══ Data block ══

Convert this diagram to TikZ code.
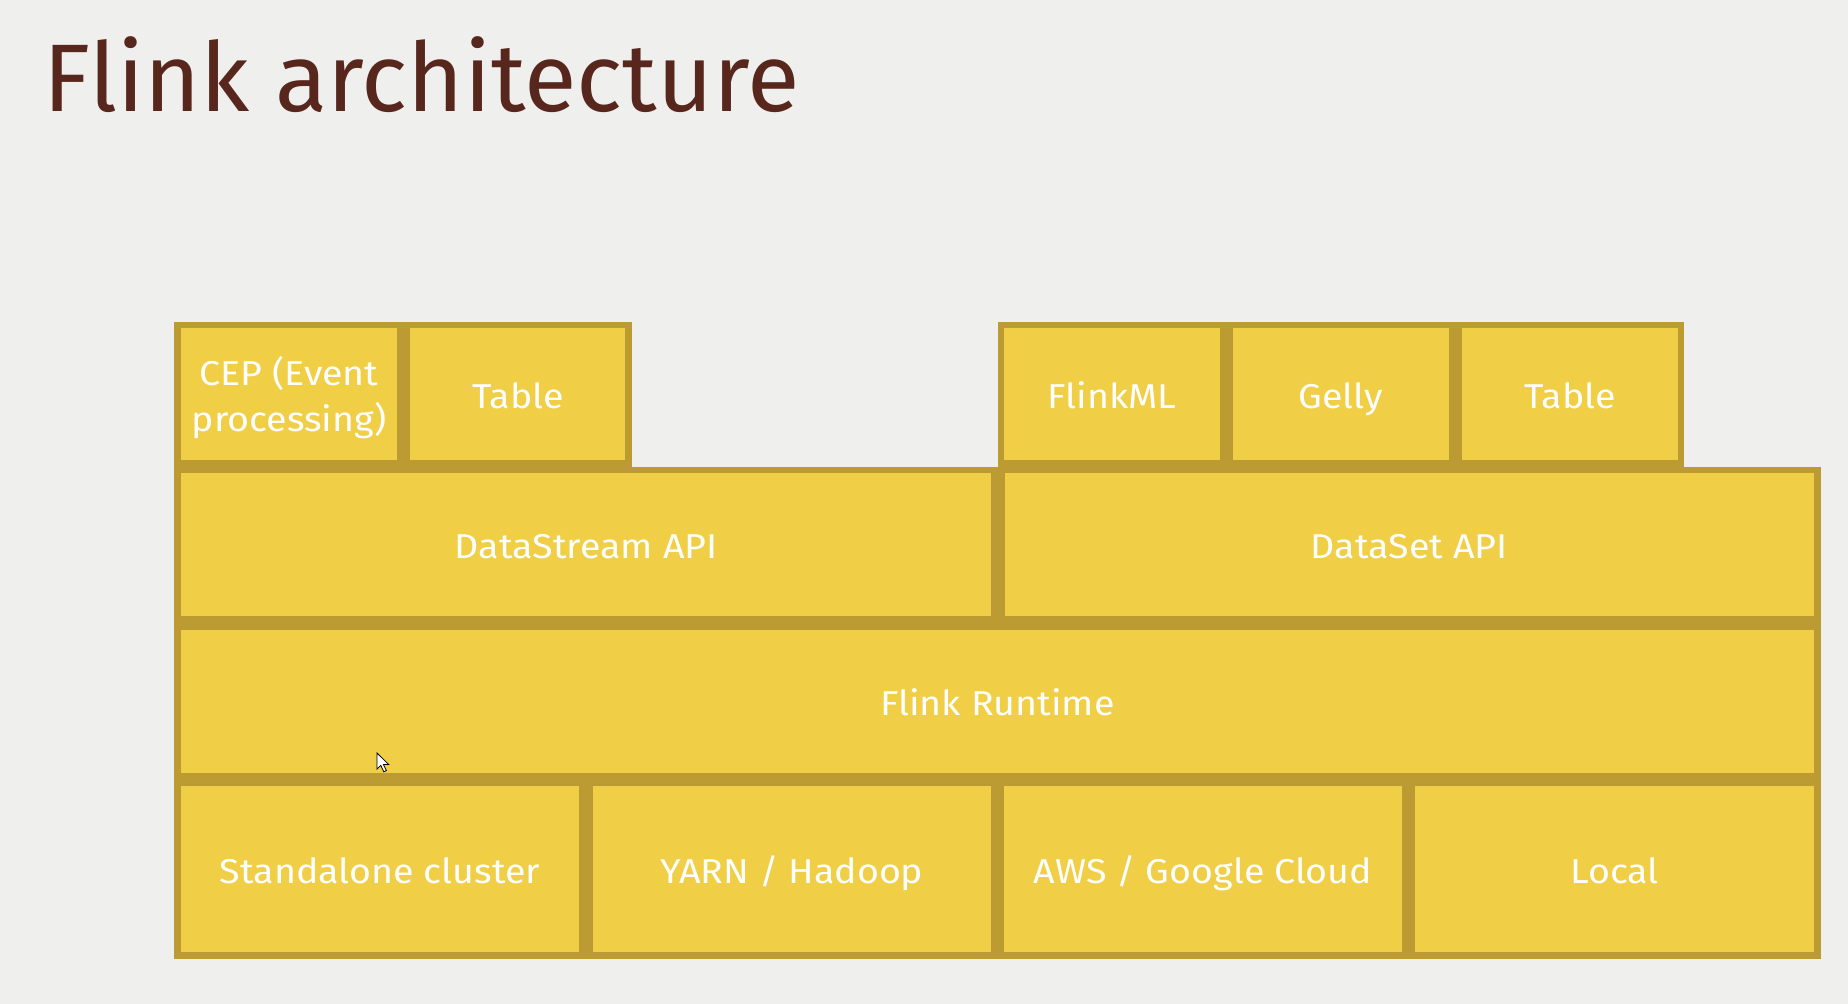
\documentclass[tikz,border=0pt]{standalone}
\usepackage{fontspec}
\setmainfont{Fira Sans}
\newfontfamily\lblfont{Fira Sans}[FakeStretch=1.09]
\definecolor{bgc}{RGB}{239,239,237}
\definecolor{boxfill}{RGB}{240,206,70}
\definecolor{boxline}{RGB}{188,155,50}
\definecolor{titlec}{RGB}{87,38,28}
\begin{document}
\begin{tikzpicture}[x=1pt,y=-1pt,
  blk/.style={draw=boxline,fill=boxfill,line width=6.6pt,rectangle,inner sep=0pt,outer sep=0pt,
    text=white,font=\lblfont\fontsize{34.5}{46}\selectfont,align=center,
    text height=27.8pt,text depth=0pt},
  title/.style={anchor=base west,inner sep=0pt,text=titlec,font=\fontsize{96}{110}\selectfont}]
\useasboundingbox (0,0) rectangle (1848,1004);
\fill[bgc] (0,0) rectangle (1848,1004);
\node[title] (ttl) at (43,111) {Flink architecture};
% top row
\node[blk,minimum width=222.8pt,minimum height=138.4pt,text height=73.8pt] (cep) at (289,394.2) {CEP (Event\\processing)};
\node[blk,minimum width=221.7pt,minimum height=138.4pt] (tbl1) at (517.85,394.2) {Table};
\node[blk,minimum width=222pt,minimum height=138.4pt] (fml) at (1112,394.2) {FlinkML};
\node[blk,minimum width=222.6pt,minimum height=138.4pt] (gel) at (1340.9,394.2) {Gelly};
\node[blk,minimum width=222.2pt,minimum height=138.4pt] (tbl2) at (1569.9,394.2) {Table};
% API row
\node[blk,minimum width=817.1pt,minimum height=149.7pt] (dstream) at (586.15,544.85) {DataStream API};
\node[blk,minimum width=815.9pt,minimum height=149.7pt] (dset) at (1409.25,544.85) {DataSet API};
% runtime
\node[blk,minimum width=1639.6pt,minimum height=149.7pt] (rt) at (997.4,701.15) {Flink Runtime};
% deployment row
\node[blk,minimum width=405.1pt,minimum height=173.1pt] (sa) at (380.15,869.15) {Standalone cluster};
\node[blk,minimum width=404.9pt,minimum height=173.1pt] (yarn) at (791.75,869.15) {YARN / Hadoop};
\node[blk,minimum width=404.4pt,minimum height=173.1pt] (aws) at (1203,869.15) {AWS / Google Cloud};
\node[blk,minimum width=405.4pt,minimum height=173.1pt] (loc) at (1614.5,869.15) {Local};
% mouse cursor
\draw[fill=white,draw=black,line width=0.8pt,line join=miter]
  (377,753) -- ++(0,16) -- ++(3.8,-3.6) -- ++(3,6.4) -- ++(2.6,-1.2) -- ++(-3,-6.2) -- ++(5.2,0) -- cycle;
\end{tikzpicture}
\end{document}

═══

=== What to work on ===
Reproduce the full listing faithfully, but do not carry over any pictures.

=== Solution to this problem ===
Convert this diagram to TikZ code.
\documentclass[tikz,border=0pt]{standalone}
\usepackage{fontspec}
\setmainfont{Fira Sans}
\newfontfamily\lblfont{Fira Sans}[FakeStretch=1.09]
\definecolor{bgc}{RGB}{239,239,237}
\definecolor{boxfill}{RGB}{240,206,70}
\definecolor{boxline}{RGB}{188,155,50}
\definecolor{titlec}{RGB}{87,38,28}
\begin{document}
\begin{tikzpicture}[x=1pt,y=-1pt,
  blk/.style={draw=boxline,fill=boxfill,line width=6.6pt,rectangle,inner sep=0pt,outer sep=0pt,
    text=white,font=\lblfont\fontsize{34.5}{46}\selectfont,align=center,
    text height=27.8pt,text depth=0pt},
  title/.style={anchor=base west,inner sep=0pt,text=titlec,font=\fontsize{96}{110}\selectfont}]
\useasboundingbox (0,0) rectangle (1848,1004);
\fill[bgc] (0,0) rectangle (1848,1004);
\node[title] (ttl) at (43,111) {Flink architecture};
% top row
\node[blk,minimum width=222.8pt,minimum height=138.4pt,text height=73.8pt] (cep) at (289,394.2) {CEP (Event\\processing)};
\node[blk,minimum width=221.7pt,minimum height=138.4pt] (tbl1) at (517.85,394.2) {Table};
\node[blk,minimum width=222pt,minimum height=138.4pt] (fml) at (1112,394.2) {FlinkML};
\node[blk,minimum width=222.6pt,minimum height=138.4pt] (gel) at (1340.9,394.2) {Gelly};
\node[blk,minimum width=222.2pt,minimum height=138.4pt] (tbl2) at (1569.9,394.2) {Table};
% API row
\node[blk,minimum width=817.1pt,minimum height=149.7pt] (dstream) at (586.15,544.85) {DataStream API};
\node[blk,minimum width=815.9pt,minimum height=149.7pt] (dset) at (1409.25,544.85) {DataSet API};
% runtime
\node[blk,minimum width=1639.6pt,minimum height=149.7pt] (rt) at (997.4,701.15) {Flink Runtime};
% deployment row
\node[blk,minimum width=405.1pt,minimum height=173.1pt] (sa) at (380.15,869.15) {Standalone cluster};
\node[blk,minimum width=404.9pt,minimum height=173.1pt] (yarn) at (791.75,869.15) {YARN / Hadoop};
\node[blk,minimum width=404.4pt,minimum height=173.1pt] (aws) at (1203,869.15) {AWS / Google Cloud};
\node[blk,minimum width=405.4pt,minimum height=173.1pt] (loc) at (1614.5,869.15) {Local};
% mouse cursor
\draw[fill=white,draw=black,line width=0.8pt,line join=miter]
  (377,753) -- ++(0,16) -- ++(3.8,-3.6) -- ++(3,6.4) -- ++(2.6,-1.2) -- ++(-3,-6.2) -- ++(5.2,0) -- cycle;
\end{tikzpicture}
\end{document}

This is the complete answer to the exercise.